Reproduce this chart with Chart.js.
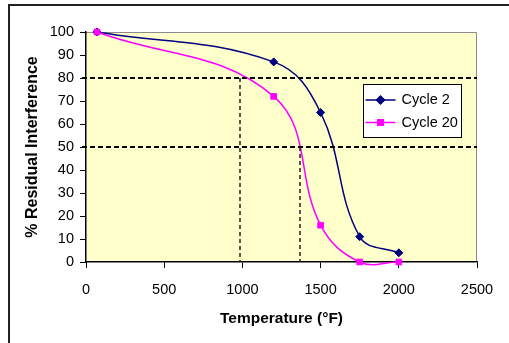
<!DOCTYPE html>
<html>
<head>
<meta charset="utf-8">
<script src="https://cdn.jsdelivr.net/npm/chart.js@4.4.0/dist/chart.umd.min.js"></script>
<style>
    html, body { margin: 0; padding: 0; background: #fff; }
    canvas { display: block; }
</style>
</head>
<body>
<canvas id="chart" width="509" height="343"></canvas>
<script>
// values
const temperatures = [70, 1200, 1500, 1750, 2000];
const cycle2 = [100, 87, 65, 11, 4];
const cycle20 = [100, 72, 16, 0, 0];
const xTickValues = [0, 500, 1000, 1500, 2000, 2500];
const yTickValues = [0, 10, 20, 30, 40, 50, 60, 70, 80, 90, 100];
const seriesLabels = ['Cycle 2', 'Cycle 20'];
// dashed guide lines: levels (%) and where the curves cross them (°F)
const guideLevels = [80, 50];
const guideTemps = [985, 1370];

const FONT = "'Liberation Sans', Arial, sans-serif";

function toPoints(values) {
    return temperatures.map(function(t, i) { return { x: t, y: values[i] }; });
}

// background, outer frame and the yellow plot area
const backgroundPlugin = {
    id: 'background',
    beforeDraw: function(chart) {
        const ctx = chart.ctx;
        const a = chart.chartArea;
        ctx.save();
        ctx.fillStyle = '#fff';
        ctx.fillRect(0, 0, chart.width, chart.height);
        ctx.strokeStyle = '#222';
        ctx.lineWidth = 2;
        ctx.strokeRect(9, 5, chart.width + 20, chart.height + 20);
        ctx.fillStyle = '#ffffcc';
        ctx.fillRect(a.left, a.top, a.right - a.left, a.bottom - a.top);
        ctx.strokeStyle = '#8c8c8c';
        ctx.lineWidth = 1;
        ctx.beginPath();
        ctx.moveTo(a.left, a.top + 0.5);
        ctx.lineTo(a.right - 0.5, a.top + 0.5);
        ctx.lineTo(a.right - 0.5, a.bottom);
        ctx.stroke();
        ctx.restore();
    }
};

// dashed lines marking 80% and 50%
const guidePlugin = {
    id: 'guides',
    afterDatasetsDraw: function(chart) {
        const ctx = chart.ctx;
        const xs = chart.scales.x;
        const ys = chart.scales.y;
        const a = chart.chartArea;
        ctx.save();
        ctx.strokeStyle = '#000';
        ctx.lineWidth = 2;
        ctx.setLineDash([5, 3]);
        guideLevels.forEach(function(level) {
            const y = Math.round(ys.getPixelForValue(level));
            ctx.beginPath();
            ctx.moveTo(a.left - 4, y);
            ctx.lineTo(a.right, y);
            ctx.stroke();
        });
        ctx.strokeStyle = '#222';
        ctx.lineWidth = 1.5;
        ctx.setLineDash([4, 3]);
        guideTemps.forEach(function(temp, i) {
            const x = Math.round(xs.getPixelForValue(temp));
            ctx.beginPath();
            ctx.moveTo(x, ys.getPixelForValue(guideLevels[i]));
            ctx.lineTo(x, a.bottom);
            ctx.stroke();
        });
        ctx.restore();
    }
};

// boxed legend inside the plot area
const legendPlugin = {
    id: 'boxLegend',
    afterDraw: function(chart) {
        const ctx = chart.ctx;
        const box = { x: 363.5, y: 84.5, w: 98, h: 53 };
        ctx.save();
        ctx.fillStyle = '#fff';
        ctx.fillRect(box.x, box.y, box.w, box.h);
        ctx.strokeStyle = '#000';
        ctx.lineWidth = 1;
        ctx.strokeRect(box.x, box.y, box.w, box.h);
        ctx.font = '14.5px ' + FONT;
        ctx.textBaseline = 'middle';
        chart.data.datasets.forEach(function(ds, i) {
            const y = box.y + 15.5 + i * 22.5;
            const x0 = box.x + 2;
            ctx.strokeStyle = ds.borderColor;
            ctx.fillStyle = ds.borderColor;
            ctx.lineWidth = 1.5;
            ctx.beginPath();
            ctx.moveTo(x0, y);
            ctx.lineTo(x0 + 30, y);
            ctx.stroke();
            Chart.helpers.drawPoint(ctx, {
                pointStyle: ds.pointStyle,
                radius: ds.pointRadius,
                borderWidth: 1,
                rotation: 0
            }, x0 + 15, y);
            ctx.fillStyle = '#000';
            ctx.fillText(ds.label, x0 + 36, y);
        });
        ctx.restore();
    }
};

function plainTick(value) {
    return String(value);
}

const ctx = document.getElementById('chart').getContext('2d');
const chart = new Chart(ctx, {
    type: 'scatter',
    data: {
        datasets: [{
            label: seriesLabels[0],
            data: toPoints(cycle2),
            showLine: true,
            borderColor: '#000080',
            backgroundColor: '#000080',
            borderWidth: 1.5,
            pointStyle: 'rectRot',
            pointRadius: 4,
            pointBorderWidth: 1,
            tension: 0.4,
            clip: 8,
            order: 2
        }, {
            label: seriesLabels[1],
            data: toPoints(cycle20),
            showLine: true,
            borderColor: '#ff00ff',
            backgroundColor: '#ff00ff',
            borderWidth: 1.5,
            pointStyle: 'rect',
            pointRadius: 4,
            pointBorderWidth: 1,
            tension: 0.4,
            clip: 8,
            order: 1
        }]
    },
    options: {
        responsive: false,
        animation: false,
        devicePixelRatio: 1,
        elements: { line: { capBezierPoints: false } },
        layout: { padding: { left: 0, top: 32, right: 32, bottom: 0 } },
        plugins: {
            legend: { display: false },
            tooltip: { enabled: false }
        },
        scales: {
            x: {
                type: 'linear',
                min: 0,
                max: 2500,
                afterBuildTicks: function(scale) {
                    scale.ticks = xTickValues.map(function(v) { return { value: v }; });
                },
                afterFit: function(scale) { scale.height = 81; },
                ticks: { color: '#000', font: { family: FONT, size: 14.5 }, padding: 13, callback: plainTick },
                grid: { drawOnChartArea: false, tickLength: 6, color: '#000', tickColor: '#000' },
                border: { color: '#000', width: 1.5 },
                title: {
                    display: true,
                    text: 'Temperature (°F)',
                    color: '#000',
                    font: { family: FONT, size: 15.5, weight: 'bold' },
                    padding: { top: 0, bottom: 15 }
                }
            },
            y: {
                type: 'linear',
                min: 0,
                max: 100,
                afterBuildTicks: function(scale) {
                    scale.ticks = yTickValues.map(function(v) { return { value: v }; });
                },
                afterFit: function(scale) { scale.width = 86; },
                ticks: { color: '#000', font: { family: FONT, size: 14.5 }, padding: 6, callback: plainTick },
                grid: { drawOnChartArea: false, tickLength: 6, color: '#000', tickColor: '#000' },
                border: { color: '#000', width: 1.5 },
                title: {
                    display: true,
                    text: '% Residual Interference',
                    color: '#000',
                    font: { family: FONT, size: 16, weight: 'bold' },
                    padding: { top: 23, bottom: 0 }
                }
            }
        }
    },
    plugins: [backgroundPlugin, guidePlugin, legendPlugin]
});
</script>
</body>
</html>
——————————
__What you will do__.
Copy the listing exactly. Any image in it stays out of the copy.

__Solution to the problem__.
Reproduce this chart with Chart.js.
<!DOCTYPE html>
<html>
<head>
<meta charset="utf-8">
<script src="https://cdn.jsdelivr.net/npm/chart.js@4.4.0/dist/chart.umd.min.js"></script>
<style>
    html, body { margin: 0; padding: 0; background: #fff; }
    canvas { display: block; }
</style>
</head>
<body>
<canvas id="chart" width="509" height="343"></canvas>
<script>
// values
const temperatures = [70, 1200, 1500, 1750, 2000];
const cycle2 = [100, 87, 65, 11, 4];
const cycle20 = [100, 72, 16, 0, 0];
const xTickValues = [0, 500, 1000, 1500, 2000, 2500];
const yTickValues = [0, 10, 20, 30, 40, 50, 60, 70, 80, 90, 100];
const seriesLabels = ['Cycle 2', 'Cycle 20'];
// dashed guide lines: levels (%) and where the curves cross them (°F)
const guideLevels = [80, 50];
const guideTemps = [985, 1370];

const FONT = "'Liberation Sans', Arial, sans-serif";

function toPoints(values) {
    return temperatures.map(function(t, i) { return { x: t, y: values[i] }; });
}

// background, outer frame and the yellow plot area
const backgroundPlugin = {
    id: 'background',
    beforeDraw: function(chart) {
        const ctx = chart.ctx;
        const a = chart.chartArea;
        ctx.save();
        ctx.fillStyle = '#fff';
        ctx.fillRect(0, 0, chart.width, chart.height);
        ctx.strokeStyle = '#222';
        ctx.lineWidth = 2;
        ctx.strokeRect(9, 5, chart.width + 20, chart.height + 20);
        ctx.fillStyle = '#ffffcc';
        ctx.fillRect(a.left, a.top, a.right - a.left, a.bottom - a.top);
        ctx.strokeStyle = '#8c8c8c';
        ctx.lineWidth = 1;
        ctx.beginPath();
        ctx.moveTo(a.left, a.top + 0.5);
        ctx.lineTo(a.right - 0.5, a.top + 0.5);
        ctx.lineTo(a.right - 0.5, a.bottom);
        ctx.stroke();
        ctx.restore();
    }
};

// dashed lines marking 80% and 50%
const guidePlugin = {
    id: 'guides',
    afterDatasetsDraw: function(chart) {
        const ctx = chart.ctx;
        const xs = chart.scales.x;
        const ys = chart.scales.y;
        const a = chart.chartArea;
        ctx.save();
        ctx.strokeStyle = '#000';
        ctx.lineWidth = 2;
        ctx.setLineDash([5, 3]);
        guideLevels.forEach(function(level) {
            const y = Math.round(ys.getPixelForValue(level));
            ctx.beginPath();
            ctx.moveTo(a.left - 4, y);
            ctx.lineTo(a.right, y);
            ctx.stroke();
        });
        ctx.strokeStyle = '#222';
        ctx.lineWidth = 1.5;
        ctx.setLineDash([4, 3]);
        guideTemps.forEach(function(temp, i) {
            const x = Math.round(xs.getPixelForValue(temp));
            ctx.beginPath();
            ctx.moveTo(x, ys.getPixelForValue(guideLevels[i]));
            ctx.lineTo(x, a.bottom);
            ctx.stroke();
        });
        ctx.restore();
    }
};

// boxed legend inside the plot area
const legendPlugin = {
    id: 'boxLegend',
    afterDraw: function(chart) {
        const ctx = chart.ctx;
        const box = { x: 363.5, y: 84.5, w: 98, h: 53 };
        ctx.save();
        ctx.fillStyle = '#fff';
        ctx.fillRect(box.x, box.y, box.w, box.h);
        ctx.strokeStyle = '#000';
        ctx.lineWidth = 1;
        ctx.strokeRect(box.x, box.y, box.w, box.h);
        ctx.font = '14.5px ' + FONT;
        ctx.textBaseline = 'middle';
        chart.data.datasets.forEach(function(ds, i) {
            const y = box.y + 15.5 + i * 22.5;
            const x0 = box.x + 2;
            ctx.strokeStyle = ds.borderColor;
            ctx.fillStyle = ds.borderColor;
            ctx.lineWidth = 1.5;
            ctx.beginPath();
            ctx.moveTo(x0, y);
            ctx.lineTo(x0 + 30, y);
            ctx.stroke();
            Chart.helpers.drawPoint(ctx, {
                pointStyle: ds.pointStyle,
                radius: ds.pointRadius,
                borderWidth: 1,
                rotation: 0
            }, x0 + 15, y);
            ctx.fillStyle = '#000';
            ctx.fillText(ds.label, x0 + 36, y);
        });
        ctx.restore();
    }
};

function plainTick(value) {
    return String(value);
}

const ctx = document.getElementById('chart').getContext('2d');
const chart = new Chart(ctx, {
    type: 'scatter',
    data: {
        datasets: [{
            label: seriesLabels[0],
            data: toPoints(cycle2),
            showLine: true,
            borderColor: '#000080',
            backgroundColor: '#000080',
            borderWidth: 1.5,
            pointStyle: 'rectRot',
            pointRadius: 4,
            pointBorderWidth: 1,
            tension: 0.4,
            clip: 8,
            order: 2
        }, {
            label: seriesLabels[1],
            data: toPoints(cycle20),
            showLine: true,
            borderColor: '#ff00ff',
            backgroundColor: '#ff00ff',
            borderWidth: 1.5,
            pointStyle: 'rect',
            pointRadius: 4,
            pointBorderWidth: 1,
            tension: 0.4,
            clip: 8,
            order: 1
        }]
    },
    options: {
        responsive: false,
        animation: false,
        devicePixelRatio: 1,
        elements: { line: { capBezierPoints: false } },
        layout: { padding: { left: 0, top: 32, right: 32, bottom: 0 } },
        plugins: {
            legend: { display: false },
            tooltip: { enabled: false }
        },
        scales: {
            x: {
                type: 'linear',
                min: 0,
                max: 2500,
                afterBuildTicks: function(scale) {
                    scale.ticks = xTickValues.map(function(v) { return { value: v }; });
                },
                afterFit: function(scale) { scale.height = 81; },
                ticks: { color: '#000', font: { family: FONT, size: 14.5 }, padding: 13, callback: plainTick },
                grid: { drawOnChartArea: false, tickLength: 6, color: '#000', tickColor: '#000' },
                border: { color: '#000', width: 1.5 },
                title: {
                    display: true,
                    text: 'Temperature (°F)',
                    color: '#000',
                    font: { family: FONT, size: 15.5, weight: 'bold' },
                    padding: { top: 0, bottom: 15 }
                }
            },
            y: {
                type: 'linear',
                min: 0,
                max: 100,
                afterBuildTicks: function(scale) {
                    scale.ticks = yTickValues.map(function(v) { return { value: v }; });
                },
                afterFit: function(scale) { scale.width = 86; },
                ticks: { color: '#000', font: { family: FONT, size: 14.5 }, padding: 6, callback: plainTick },
                grid: { drawOnChartArea: false, tickLength: 6, color: '#000', tickColor: '#000' },
                border: { color: '#000', width: 1.5 },
                title: {
                    display: true,
                    text: '% Residual Interference',
                    color: '#000',
                    font: { family: FONT, size: 16, weight: 'bold' },
                    padding: { top: 23, bottom: 0 }
                }
            }
        }
    },
    plugins: [backgroundPlugin, guidePlugin, legendPlugin]
});
</script>
</body>
</html>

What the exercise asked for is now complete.